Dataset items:
——
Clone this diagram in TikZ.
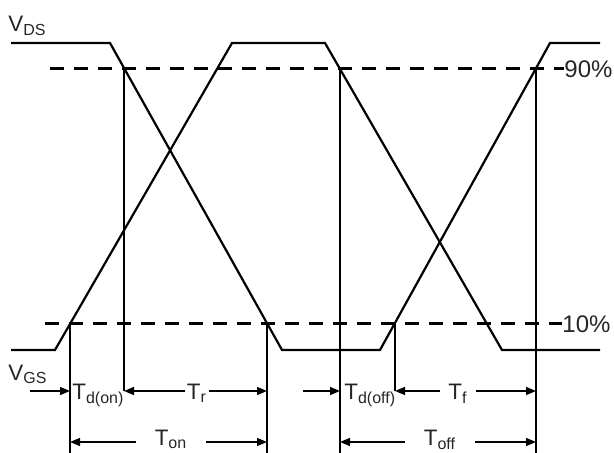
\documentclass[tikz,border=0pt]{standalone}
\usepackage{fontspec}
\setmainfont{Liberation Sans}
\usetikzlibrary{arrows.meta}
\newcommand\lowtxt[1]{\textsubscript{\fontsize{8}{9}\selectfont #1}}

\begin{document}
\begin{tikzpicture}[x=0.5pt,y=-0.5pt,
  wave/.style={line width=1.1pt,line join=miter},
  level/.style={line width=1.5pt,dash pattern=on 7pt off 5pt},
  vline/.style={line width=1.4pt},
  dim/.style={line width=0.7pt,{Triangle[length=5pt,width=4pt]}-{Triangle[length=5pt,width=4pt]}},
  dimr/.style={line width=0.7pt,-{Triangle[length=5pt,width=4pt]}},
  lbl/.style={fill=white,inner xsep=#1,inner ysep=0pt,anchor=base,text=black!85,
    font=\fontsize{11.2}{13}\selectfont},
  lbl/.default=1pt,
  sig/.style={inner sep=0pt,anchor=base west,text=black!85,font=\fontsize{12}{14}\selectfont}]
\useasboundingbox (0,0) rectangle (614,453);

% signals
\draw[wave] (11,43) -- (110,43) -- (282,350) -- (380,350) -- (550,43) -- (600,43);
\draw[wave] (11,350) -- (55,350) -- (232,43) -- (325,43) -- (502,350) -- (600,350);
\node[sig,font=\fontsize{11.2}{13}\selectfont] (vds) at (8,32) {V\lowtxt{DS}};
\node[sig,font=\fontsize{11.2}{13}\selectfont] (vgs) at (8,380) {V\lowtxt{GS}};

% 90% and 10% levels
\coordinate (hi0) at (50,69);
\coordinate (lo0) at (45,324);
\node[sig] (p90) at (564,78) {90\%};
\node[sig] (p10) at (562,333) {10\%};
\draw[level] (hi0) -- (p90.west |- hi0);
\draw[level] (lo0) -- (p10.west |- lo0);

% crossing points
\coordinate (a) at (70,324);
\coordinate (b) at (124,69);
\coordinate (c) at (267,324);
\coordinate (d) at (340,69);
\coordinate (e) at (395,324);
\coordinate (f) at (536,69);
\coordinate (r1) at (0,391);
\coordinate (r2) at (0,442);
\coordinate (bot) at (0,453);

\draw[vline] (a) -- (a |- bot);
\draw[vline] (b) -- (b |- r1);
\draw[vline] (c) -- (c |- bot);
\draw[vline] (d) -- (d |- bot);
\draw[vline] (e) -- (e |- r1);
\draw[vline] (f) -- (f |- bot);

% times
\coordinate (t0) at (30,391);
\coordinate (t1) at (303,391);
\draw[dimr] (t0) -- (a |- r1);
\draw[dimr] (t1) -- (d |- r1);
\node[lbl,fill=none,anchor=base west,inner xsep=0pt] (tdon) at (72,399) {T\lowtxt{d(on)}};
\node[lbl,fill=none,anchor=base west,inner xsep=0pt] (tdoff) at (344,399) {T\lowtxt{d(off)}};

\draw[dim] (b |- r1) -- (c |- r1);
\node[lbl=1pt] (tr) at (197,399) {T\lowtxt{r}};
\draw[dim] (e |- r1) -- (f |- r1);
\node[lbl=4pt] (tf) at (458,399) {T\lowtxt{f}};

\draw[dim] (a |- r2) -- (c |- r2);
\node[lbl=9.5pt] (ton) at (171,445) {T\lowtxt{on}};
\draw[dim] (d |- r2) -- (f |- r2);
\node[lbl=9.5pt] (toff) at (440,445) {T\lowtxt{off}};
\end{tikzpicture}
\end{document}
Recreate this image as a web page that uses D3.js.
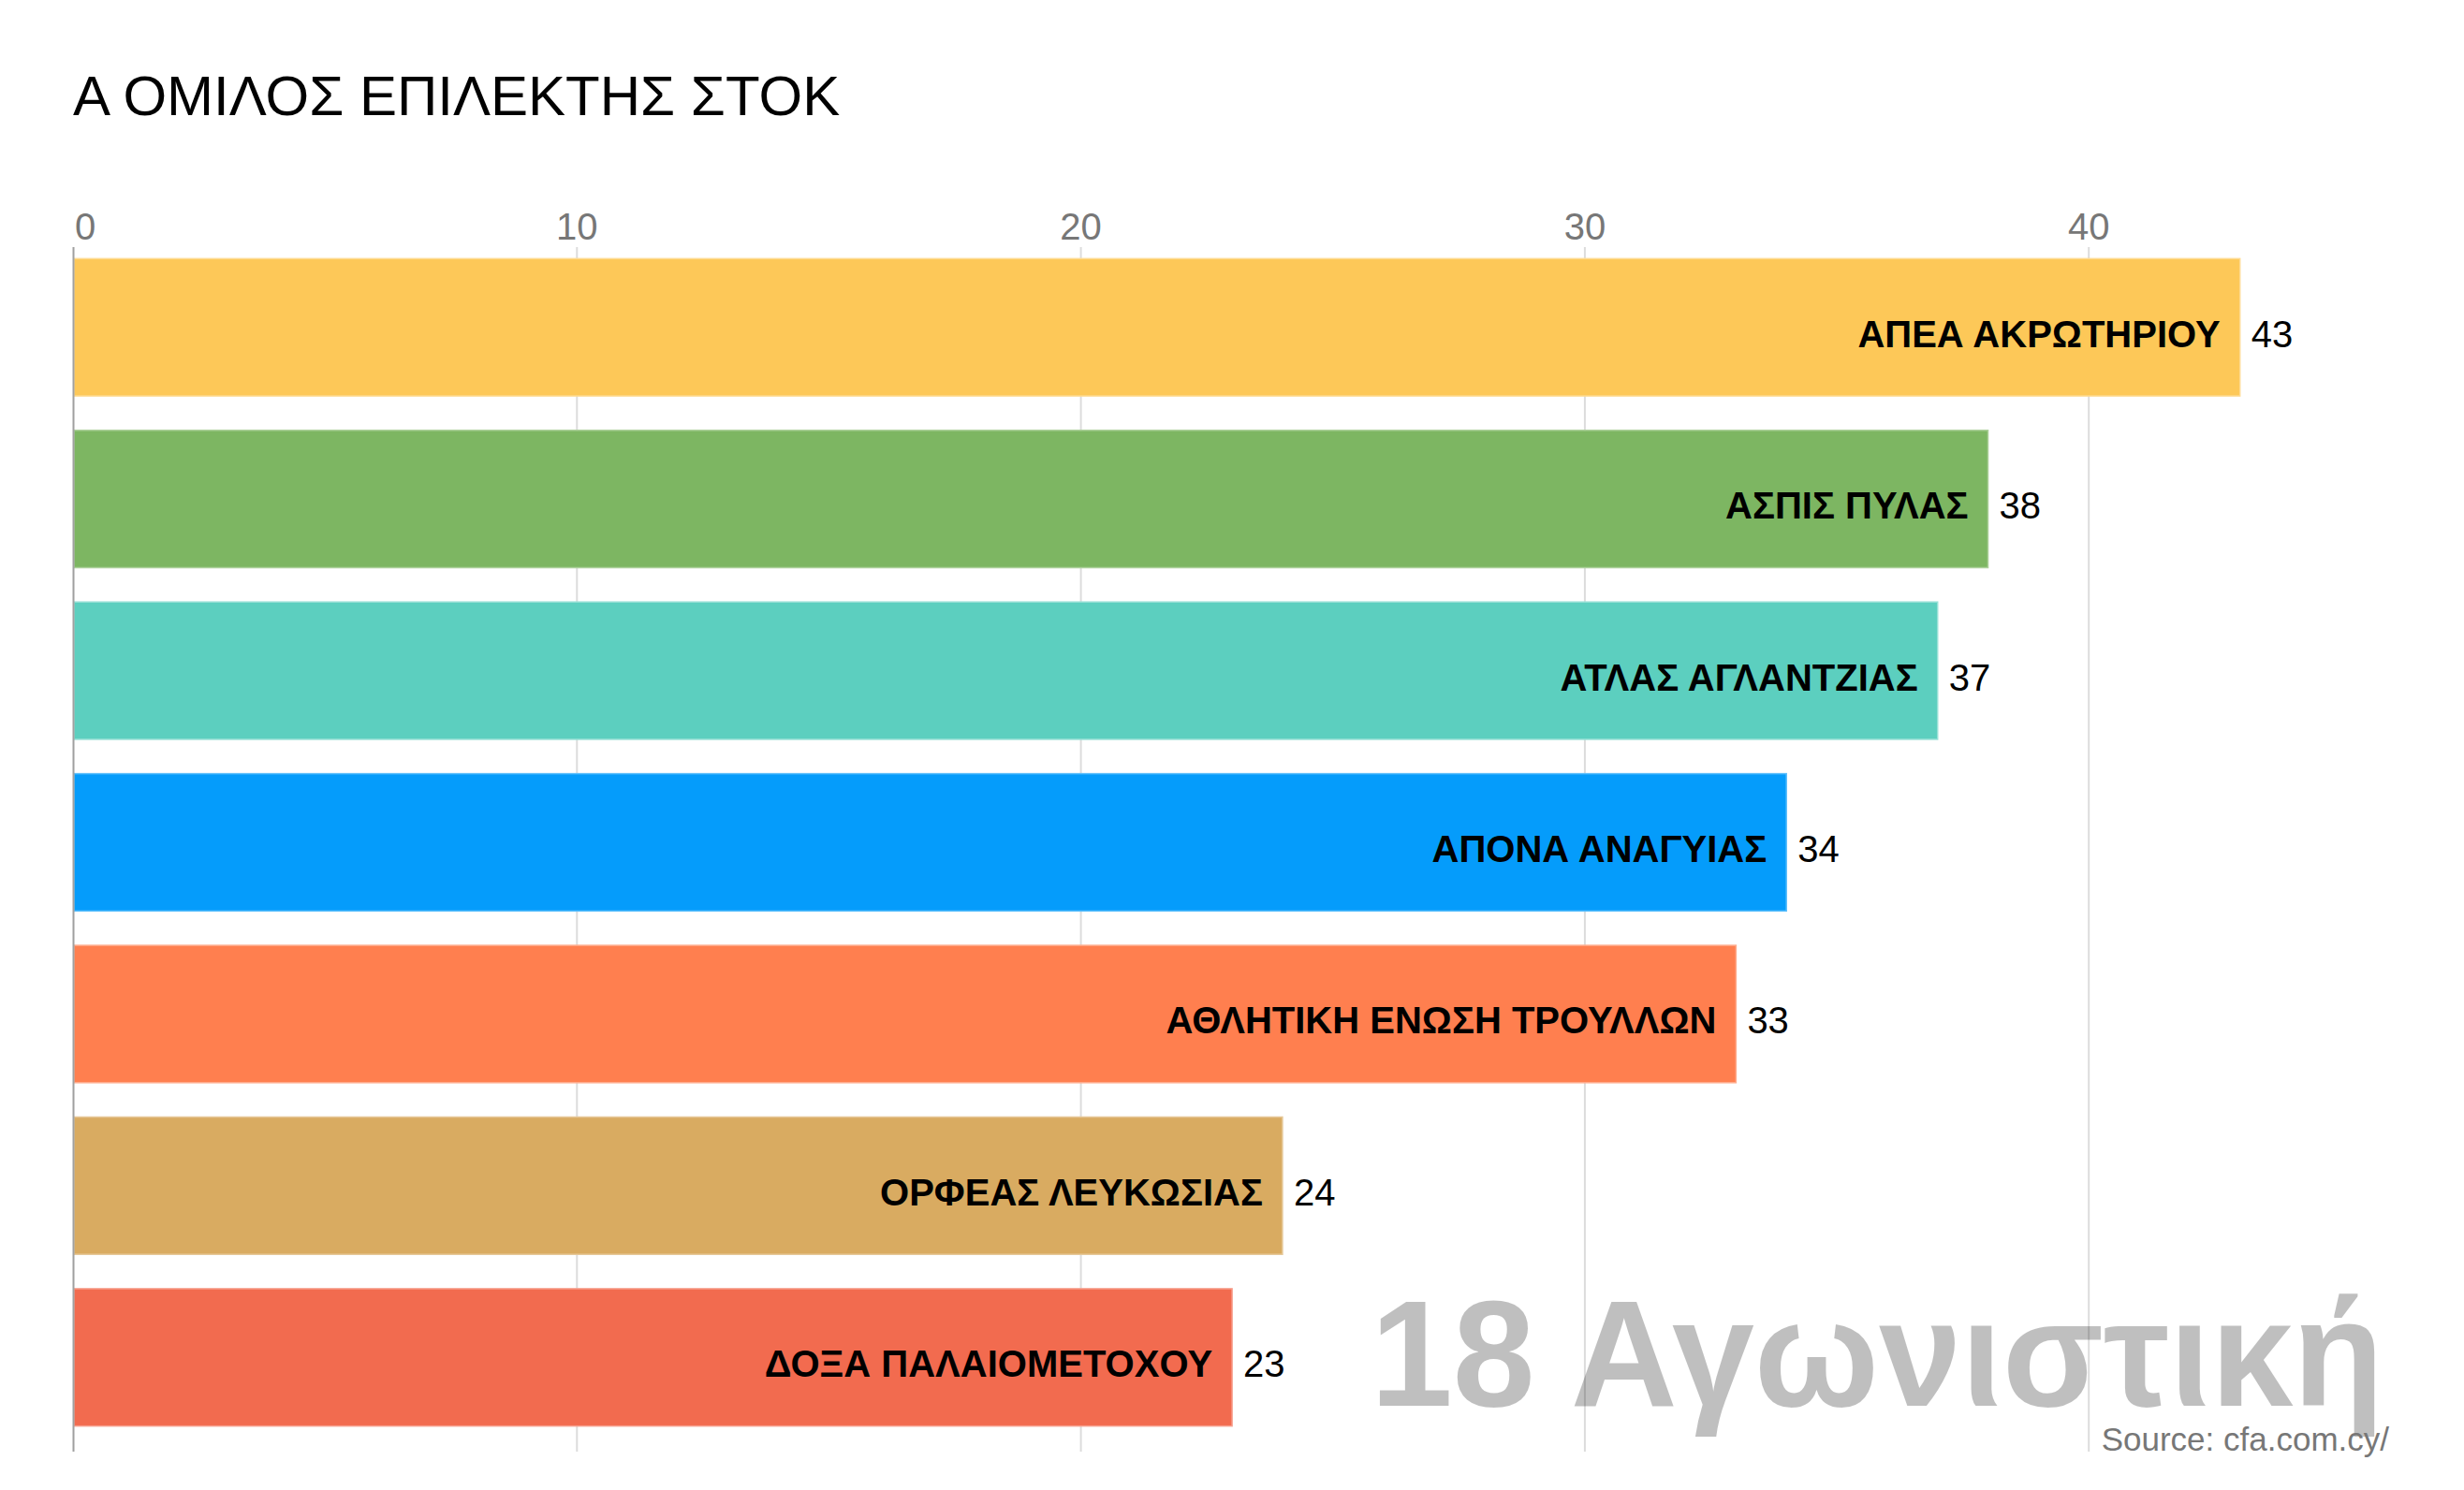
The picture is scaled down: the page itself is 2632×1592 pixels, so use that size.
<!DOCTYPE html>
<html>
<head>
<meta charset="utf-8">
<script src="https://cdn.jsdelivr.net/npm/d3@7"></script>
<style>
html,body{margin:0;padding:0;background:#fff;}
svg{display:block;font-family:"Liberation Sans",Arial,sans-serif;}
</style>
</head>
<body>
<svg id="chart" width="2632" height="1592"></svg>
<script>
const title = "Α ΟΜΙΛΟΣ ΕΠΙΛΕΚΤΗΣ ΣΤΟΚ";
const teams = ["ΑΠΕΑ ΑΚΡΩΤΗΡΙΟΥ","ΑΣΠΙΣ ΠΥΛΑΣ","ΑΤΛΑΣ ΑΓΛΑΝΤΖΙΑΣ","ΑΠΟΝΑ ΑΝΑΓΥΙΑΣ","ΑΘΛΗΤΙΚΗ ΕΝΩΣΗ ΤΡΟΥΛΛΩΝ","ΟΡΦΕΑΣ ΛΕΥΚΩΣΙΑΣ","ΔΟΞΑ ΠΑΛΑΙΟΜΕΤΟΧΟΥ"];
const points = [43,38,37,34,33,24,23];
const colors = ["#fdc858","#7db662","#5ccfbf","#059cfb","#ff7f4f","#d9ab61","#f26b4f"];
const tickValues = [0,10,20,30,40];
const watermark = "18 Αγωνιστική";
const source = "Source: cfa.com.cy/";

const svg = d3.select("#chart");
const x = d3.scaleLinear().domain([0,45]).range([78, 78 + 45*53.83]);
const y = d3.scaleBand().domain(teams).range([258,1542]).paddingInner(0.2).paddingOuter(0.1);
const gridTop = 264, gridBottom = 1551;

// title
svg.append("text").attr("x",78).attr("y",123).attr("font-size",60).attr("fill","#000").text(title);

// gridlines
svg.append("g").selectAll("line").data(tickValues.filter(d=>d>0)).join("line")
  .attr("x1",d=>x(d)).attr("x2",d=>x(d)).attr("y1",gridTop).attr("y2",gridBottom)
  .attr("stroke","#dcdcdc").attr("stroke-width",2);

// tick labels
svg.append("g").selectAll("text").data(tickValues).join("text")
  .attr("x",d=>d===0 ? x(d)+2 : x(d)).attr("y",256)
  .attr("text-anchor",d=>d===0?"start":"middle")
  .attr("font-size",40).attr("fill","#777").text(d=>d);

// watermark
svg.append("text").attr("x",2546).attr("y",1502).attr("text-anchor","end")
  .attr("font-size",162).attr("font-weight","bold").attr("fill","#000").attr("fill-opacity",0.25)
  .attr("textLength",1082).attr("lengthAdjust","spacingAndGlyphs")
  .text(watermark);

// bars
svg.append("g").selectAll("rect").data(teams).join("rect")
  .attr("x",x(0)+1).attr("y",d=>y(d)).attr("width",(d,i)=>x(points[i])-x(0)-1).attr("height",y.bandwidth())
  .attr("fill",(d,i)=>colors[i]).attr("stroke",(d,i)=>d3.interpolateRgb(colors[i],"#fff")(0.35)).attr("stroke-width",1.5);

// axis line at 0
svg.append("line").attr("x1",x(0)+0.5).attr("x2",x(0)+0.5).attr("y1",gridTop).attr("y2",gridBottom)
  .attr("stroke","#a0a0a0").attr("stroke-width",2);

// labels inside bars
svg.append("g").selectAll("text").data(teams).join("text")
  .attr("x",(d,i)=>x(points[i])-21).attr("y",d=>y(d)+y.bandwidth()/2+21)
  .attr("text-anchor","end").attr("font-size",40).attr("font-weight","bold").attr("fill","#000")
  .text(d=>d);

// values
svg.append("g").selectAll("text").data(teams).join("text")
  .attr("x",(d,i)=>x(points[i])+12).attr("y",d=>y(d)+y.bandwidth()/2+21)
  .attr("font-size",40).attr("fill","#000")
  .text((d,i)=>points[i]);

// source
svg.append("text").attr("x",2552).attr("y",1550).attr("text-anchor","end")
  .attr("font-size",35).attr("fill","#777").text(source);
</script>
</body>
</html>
——
*AIM OF THE EXERCISE*.
Except for the pictures, print the data above exactly.

*FINAL RESULT*.
Clone this diagram in TikZ.
\documentclass[tikz,border=0pt]{standalone}
\usepackage{fontspec}
\setmainfont{Liberation Sans}
\usetikzlibrary{arrows.meta}
\newcommand\lowtxt[1]{\textsubscript{\fontsize{8}{9}\selectfont #1}}

\begin{document}
\begin{tikzpicture}[x=0.5pt,y=-0.5pt,
  wave/.style={line width=1.1pt,line join=miter},
  level/.style={line width=1.5pt,dash pattern=on 7pt off 5pt},
  vline/.style={line width=1.4pt},
  dim/.style={line width=0.7pt,{Triangle[length=5pt,width=4pt]}-{Triangle[length=5pt,width=4pt]}},
  dimr/.style={line width=0.7pt,-{Triangle[length=5pt,width=4pt]}},
  lbl/.style={fill=white,inner xsep=#1,inner ysep=0pt,anchor=base,text=black!85,
    font=\fontsize{11.2}{13}\selectfont},
  lbl/.default=1pt,
  sig/.style={inner sep=0pt,anchor=base west,text=black!85,font=\fontsize{12}{14}\selectfont}]
\useasboundingbox (0,0) rectangle (614,453);

% signals
\draw[wave] (11,43) -- (110,43) -- (282,350) -- (380,350) -- (550,43) -- (600,43);
\draw[wave] (11,350) -- (55,350) -- (232,43) -- (325,43) -- (502,350) -- (600,350);
\node[sig,font=\fontsize{11.2}{13}\selectfont] (vds) at (8,32) {V\lowtxt{DS}};
\node[sig,font=\fontsize{11.2}{13}\selectfont] (vgs) at (8,380) {V\lowtxt{GS}};

% 90% and 10% levels
\coordinate (hi0) at (50,69);
\coordinate (lo0) at (45,324);
\node[sig] (p90) at (564,78) {90\%};
\node[sig] (p10) at (562,333) {10\%};
\draw[level] (hi0) -- (p90.west |- hi0);
\draw[level] (lo0) -- (p10.west |- lo0);

% crossing points
\coordinate (a) at (70,324);
\coordinate (b) at (124,69);
\coordinate (c) at (267,324);
\coordinate (d) at (340,69);
\coordinate (e) at (395,324);
\coordinate (f) at (536,69);
\coordinate (r1) at (0,391);
\coordinate (r2) at (0,442);
\coordinate (bot) at (0,453);

\draw[vline] (a) -- (a |- bot);
\draw[vline] (b) -- (b |- r1);
\draw[vline] (c) -- (c |- bot);
\draw[vline] (d) -- (d |- bot);
\draw[vline] (e) -- (e |- r1);
\draw[vline] (f) -- (f |- bot);

% times
\coordinate (t0) at (30,391);
\coordinate (t1) at (303,391);
\draw[dimr] (t0) -- (a |- r1);
\draw[dimr] (t1) -- (d |- r1);
\node[lbl,fill=none,anchor=base west,inner xsep=0pt] (tdon) at (72,399) {T\lowtxt{d(on)}};
\node[lbl,fill=none,anchor=base west,inner xsep=0pt] (tdoff) at (344,399) {T\lowtxt{d(off)}};

\draw[dim] (b |- r1) -- (c |- r1);
\node[lbl=1pt] (tr) at (197,399) {T\lowtxt{r}};
\draw[dim] (e |- r1) -- (f |- r1);
\node[lbl=4pt] (tf) at (458,399) {T\lowtxt{f}};

\draw[dim] (a |- r2) -- (c |- r2);
\node[lbl=9.5pt] (ton) at (171,445) {T\lowtxt{on}};
\draw[dim] (d |- r2) -- (f |- r2);
\node[lbl=9.5pt] (toff) at (440,445) {T\lowtxt{off}};
\end{tikzpicture}
\end{document}
Recreate this image as a web page that uses D3.js.
The picture is scaled down: the page itself is 2632×1592 pixels, so use that size.
<!DOCTYPE html>
<html>
<head>
<meta charset="utf-8">
<script src="https://cdn.jsdelivr.net/npm/d3@7"></script>
<style>
html,body{margin:0;padding:0;background:#fff;}
svg{display:block;font-family:"Liberation Sans",Arial,sans-serif;}
</style>
</head>
<body>
<svg id="chart" width="2632" height="1592"></svg>
<script>
const title = "Α ΟΜΙΛΟΣ ΕΠΙΛΕΚΤΗΣ ΣΤΟΚ";
const teams = ["ΑΠΕΑ ΑΚΡΩΤΗΡΙΟΥ","ΑΣΠΙΣ ΠΥΛΑΣ","ΑΤΛΑΣ ΑΓΛΑΝΤΖΙΑΣ","ΑΠΟΝΑ ΑΝΑΓΥΙΑΣ","ΑΘΛΗΤΙΚΗ ΕΝΩΣΗ ΤΡΟΥΛΛΩΝ","ΟΡΦΕΑΣ ΛΕΥΚΩΣΙΑΣ","ΔΟΞΑ ΠΑΛΑΙΟΜΕΤΟΧΟΥ"];
const points = [43,38,37,34,33,24,23];
const colors = ["#fdc858","#7db662","#5ccfbf","#059cfb","#ff7f4f","#d9ab61","#f26b4f"];
const tickValues = [0,10,20,30,40];
const watermark = "18 Αγωνιστική";
const source = "Source: cfa.com.cy/";

const svg = d3.select("#chart");
const x = d3.scaleLinear().domain([0,45]).range([78, 78 + 45*53.83]);
const y = d3.scaleBand().domain(teams).range([258,1542]).paddingInner(0.2).paddingOuter(0.1);
const gridTop = 264, gridBottom = 1551;

// title
svg.append("text").attr("x",78).attr("y",123).attr("font-size",60).attr("fill","#000").text(title);

// gridlines
svg.append("g").selectAll("line").data(tickValues.filter(d=>d>0)).join("line")
  .attr("x1",d=>x(d)).attr("x2",d=>x(d)).attr("y1",gridTop).attr("y2",gridBottom)
  .attr("stroke","#dcdcdc").attr("stroke-width",2);

// tick labels
svg.append("g").selectAll("text").data(tickValues).join("text")
  .attr("x",d=>d===0 ? x(d)+2 : x(d)).attr("y",256)
  .attr("text-anchor",d=>d===0?"start":"middle")
  .attr("font-size",40).attr("fill","#777").text(d=>d);

// watermark
svg.append("text").attr("x",2546).attr("y",1502).attr("text-anchor","end")
  .attr("font-size",162).attr("font-weight","bold").attr("fill","#000").attr("fill-opacity",0.25)
  .attr("textLength",1082).attr("lengthAdjust","spacingAndGlyphs")
  .text(watermark);

// bars
svg.append("g").selectAll("rect").data(teams).join("rect")
  .attr("x",x(0)+1).attr("y",d=>y(d)).attr("width",(d,i)=>x(points[i])-x(0)-1).attr("height",y.bandwidth())
  .attr("fill",(d,i)=>colors[i]).attr("stroke",(d,i)=>d3.interpolateRgb(colors[i],"#fff")(0.35)).attr("stroke-width",1.5);

// axis line at 0
svg.append("line").attr("x1",x(0)+0.5).attr("x2",x(0)+0.5).attr("y1",gridTop).attr("y2",gridBottom)
  .attr("stroke","#a0a0a0").attr("stroke-width",2);

// labels inside bars
svg.append("g").selectAll("text").data(teams).join("text")
  .attr("x",(d,i)=>x(points[i])-21).attr("y",d=>y(d)+y.bandwidth()/2+21)
  .attr("text-anchor","end").attr("font-size",40).attr("font-weight","bold").attr("fill","#000")
  .text(d=>d);

// values
svg.append("g").selectAll("text").data(teams).join("text")
  .attr("x",(d,i)=>x(points[i])+12).attr("y",d=>y(d)+y.bandwidth()/2+21)
  .attr("font-size",40).attr("fill","#000")
  .text((d,i)=>points[i]);

// source
svg.append("text").attr("x",2552).attr("y",1550).attr("text-anchor","end")
  .attr("font-size",35).attr("fill","#777").text(source);
</script>
</body>
</html>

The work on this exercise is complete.